While Berkshire Hathaway and One97 have not disclosed the details of the deal, reports say Berkshire has plowed in around $360 million (Rs2,394 crore) in Paytm for a 3-4% stake. It reportedly values Paytm at over $10 billion. Also, Buffett wasn’t directly involved in the deal with Paytm, the company told the Mint newspaper.
Industry analysts reckon that unlike other such deals in the Indian startup space, this time, the investor has more to gain from the investment than the company that has been funded.
“I don’t think Paytm needs a brand of Berkshire Hathaway to prove that it is a good business. It is a good brand, a good business…Berkshire needs Paytm more than Paytm needs them,” said Yugal Joshi, vice-president at consulting and research firm Everest Group. “Paytm can raise money the way they want.”
India’s fintech industry is expected to have a turnover of $2.4 billion by 2020. Amid this, Paytm has emerged as a formidable player. It has so far raised more than $2.5 billion from investors, including China’s Alibaba Group, Japanese giant Softbank, and Taiwan’s MediaTek. Paytm also runs an e-commerce firm, Paytm Mall, and the Paytm Payments Bank. It is now also entering the cloud computing business.

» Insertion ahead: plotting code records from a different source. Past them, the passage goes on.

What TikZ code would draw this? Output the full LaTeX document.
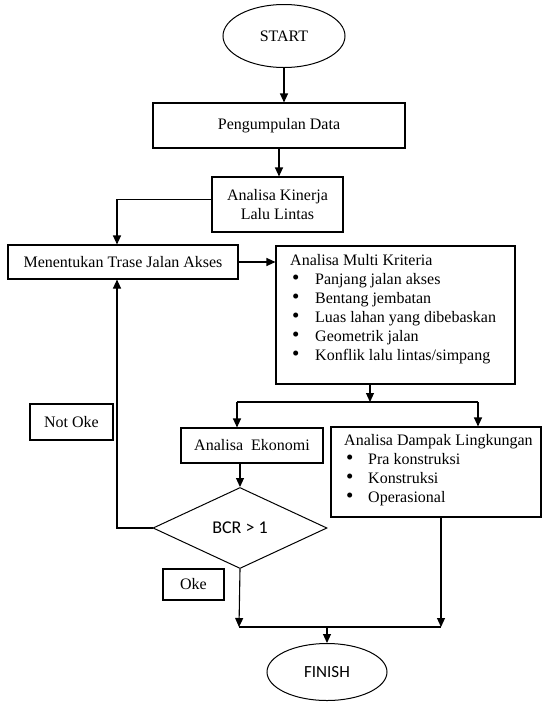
\documentclass[tikz,border=0pt]{standalone}
\usepackage{fontspec}
\setmainfont{Liberation Serif}
\newfontfamily\calfont{Carlito}
\usetikzlibrary{shapes.geometric}
\usetikzlibrary{arrows.meta}
\usetikzlibrary{positioning}

\newcommand{\itm}[2]{\hspace*{2pt}\makebox[#1][l]{\smash{\raisebox{-0.5pt}{\fontsize{21}{19}\selectfont\textbullet}}}#2}

\begin{document}
\begin{tikzpicture}[
  x=1pt, y=-1pt,
  every node/.style={font=\fontsize{16}{19}\selectfont},
  box/.style={rectangle,draw,line width=1.1pt,inner sep=0pt},
  term/.style={ellipse,draw,line width=1pt,inner sep=0pt},
  decision/.style={diamond,draw,line width=1pt,inner sep=0pt},
  arr/.style={line width=1.1pt,-{Triangle[width=8pt,length=9pt]}},
  line/.style={line width=1.1pt}
]
\useasboundingbox (0,0) rectangle (542,702);

\node (start) [term,minimum width=122,minimum height=63] at (284,36) {START};
\node (data) [box,minimum width=252,minimum height=45] at (279,125.5) {Pengumpulan Data};
\node (kinerja) [box,minimum width=131,minimum height=55,align=center] at (277.5,204.5) {Analisa Kinerja\\Lalu Lintas};
\node (trase) [box,minimum width=230,minimum height=34] at (123,262) {Menentukan Trase Jalan Akses};
\node (multi) [box,minimum width=239,minimum height=138] at (395.5,315) {};
\node (multitxt) [anchor=north west,inner sep=0pt,align=left] at (290,254)
  {Analisa Multi Kriteria\\
   \itm{23pt}{Panjang jalan akses}\\
   \itm{23pt}{Bentang jembatan}\\
   \itm{23pt}{Luas lahan yang dibebaskan}\\
   \itm{23pt}{Geometrik jalan}\\
   \itm{23pt}{Konflik lalu lintas/simpang}};
\node (notoke) [box,minimum width=83,minimum height=36] at (71.5,422) {Not Oke};
\node (eko) [box,minimum width=142,minimum height=35] at (252,445.5) {Analisa\ \ Ekonomi};
\node (dampak) [box,minimum width=210,minimum height=90] at (436,472) {};
\node (dampaktxt) [anchor=north west,inner sep=0pt,align=left] at (344,434)
  {Analisa Dampak Lingkungan\\
   \itm{22pt}{Pra konstruksi}\\
   \itm{22pt}{Konstruksi}\\
   \itm{22pt}{Operasional}};
\node (bcr) [decision,minimum width=174,minimum height=81,font=\calfont\fontsize{18}{20}\selectfont] at (240,528) {BCR > 1};
\node (oke) [box,minimum width=61,minimum height=31] at (193.5,584.5) {Oke};
\node (finish) [term,minimum width=120,minimum height=57,font=\calfont\fontsize{17}{20}\selectfont] at (327,672) {FINISH};

\coordinate (split) at (370,402);
\coordinate (sl) at (237,402);
\coordinate (sr) at (478,402);
\coordinate (jl) at (239,627);
\coordinate (jr) at (441,627);

\draw[arr] (start.south) -- (start.south |- data.north);
\draw[arr] (data.south) -- (data.south |- kinerja.north);
\draw[arr] ([yshift=5]kinerja.west) -| ([xshift=-6]trase.north);
\draw[arr] (trase.east) -- (trase.east -| multi.west);
\draw[arr] (multi.south -| split) -- (split);
\draw[line] (sl) -- (sr);
\draw[arr] (sl) -- (sl |- eko.north);
\draw[arr] (sr) -- (sr |- dampak.north);
\draw[arr] (eko.south -| bcr.north) -- (bcr.north);
\draw[arr] (bcr.west) -| ([xshift=-6]trase.south);
\draw[arr] (bcr.south) -- (jl);
\draw[arr] (dampak.south -| jr) -- (jr);
\draw[line] (jl) -- (jr);
\draw[arr] (finish.north |- jl) -- (finish.north);
\end{tikzpicture}
\end{document}
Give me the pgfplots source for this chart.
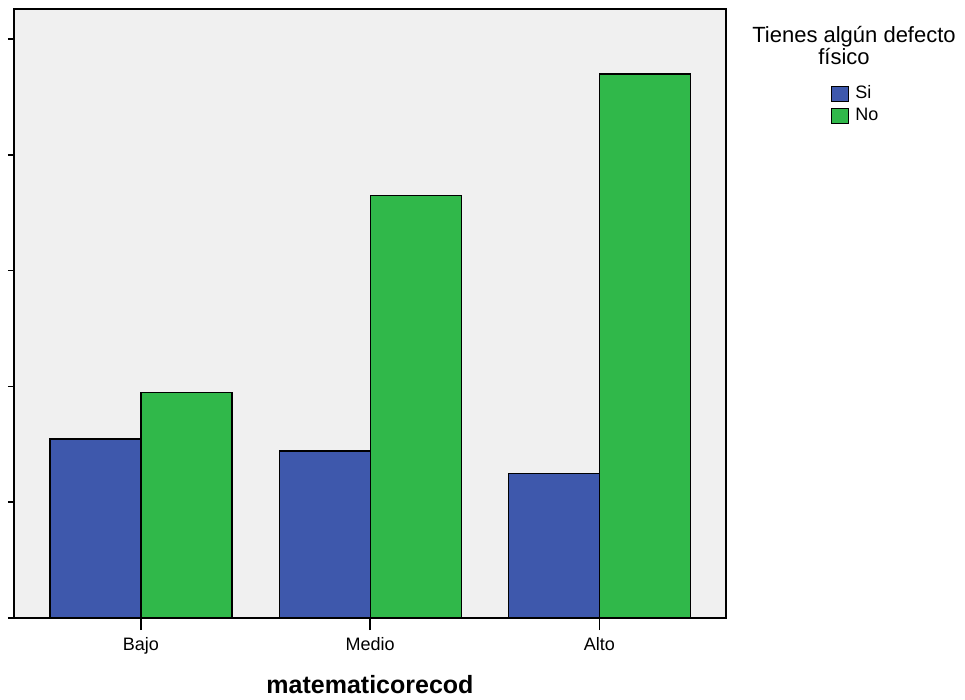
\documentclass[border=0pt]{standalone}
\usepackage{pgfplots}
\pgfplotsset{compat=1.18}
\usepackage{fontspec}
\setmainfont{Liberation Sans}
\definecolor{bgc}{RGB}{240,240,240}
\definecolor{siblue}{RGB}{62,88,172}
\definecolor{nogreen}{RGB}{48,184,74}
\pgfplotsset{sqlegend/.style={legend image code/.code={\draw[##1] (0bp,-7.5bp) rectangle (17bp,7.5bp);}}}
\begin{document}
\begin{tikzpicture}
\path[use as bounding box] (-14bp,-82bp) rectangle (951bp,618bp);
\begin{axis}[
 at={(0bp,0bp)}, anchor=south west,
 scale only axis, width=712bp, height=609bp,
 xmin=-0.554, xmax=2.552, ymin=0, ymax=52.6,
 xtick={0,1,2}, xticklabels={Bajo,Medio,Alto},
 ytick={0,10,20,30,40,50}, yticklabels={},
 tick pos=left,
 tick align=outside,
 xtick style={line width=1.5bp, black, /pgfplots/major tick length=12bp},
 ytick style={line width=1.5bp, black, /pgfplots/major tick length=6bp},
 axis line style={line width=1.5bp, black},
 axis background/.style={fill=bgc},
 axis on top,
 xticklabel style={anchor=base, yshift=-28bp, font=\fontsize{18bp}{18bp}\selectfont},
 xlabel={matematicorecod},
 xlabel style={at={(axis description cs:0.5,0)}, anchor=base, yshift=-75bp, font=\fontsize{25bp}{25bp}\selectfont\bfseries},
 legend style={at={(1.1475,0.8736)}, anchor=north west, draw=none, fill=none, inner sep=0pt, outer sep=0pt, row sep=5.7bp,
   font=\fontsize{18bp}{18bp}\selectfont,
   nodes={inner sep=0pt, text height=12bp, text depth=3bp},
   /tikz/every odd column/.append style={column sep=6bp}},
 legend cell align=left,
]
\addplot[ybar, sqlegend, bar width=0.397, bar shift=-0.1985, fill=siblue, draw=black, line width=1.3bp]
 coordinates {(0,15.45) (1,14.43) (2,12.48)};
\addplot[ybar, sqlegend, bar width=0.397, bar shift=0.1985, fill=nogreen, draw=black, line width=1.3bp]
 coordinates {(0,19.45) (1,36.47) (2,46.99)};
\legend{Si,No}
\end{axis}
\node[anchor=base, font=\fontsize{22bp}{22bp}\selectfont, inner sep=0pt] at (840bp,575.7bp) {Tienes algún defecto};
\node[anchor=base, font=\fontsize{22bp}{22bp}\selectfont, inner sep=0pt] at (830bp,553bp) {físico};
\end{tikzpicture}
\end{document}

Unlike Alibaba, Joshi said, Berkshire is largely a financial investor and doesn’t bring industry expertise to Paytm.
However, the entry of such a big global investor also paves the way for other large players to look at India seriously.
Berkshire in India
Berkshire first entered India in 2011 as a corporate agent for Bajaj Allianz General, selling insurance packages online. But it exited two years later reportedly due to a dull response and excessive regulations.
Yet, Buffett had been keen on having a presence in India for years.
“If you tell me a wonderful company in India that might be available for sale, I’ll be there tomorrow,” he had told news channel ET Now in an interview in May 2017, adding that “the potential for India is incredible.”
This time, it looks like his company’s choice is sound.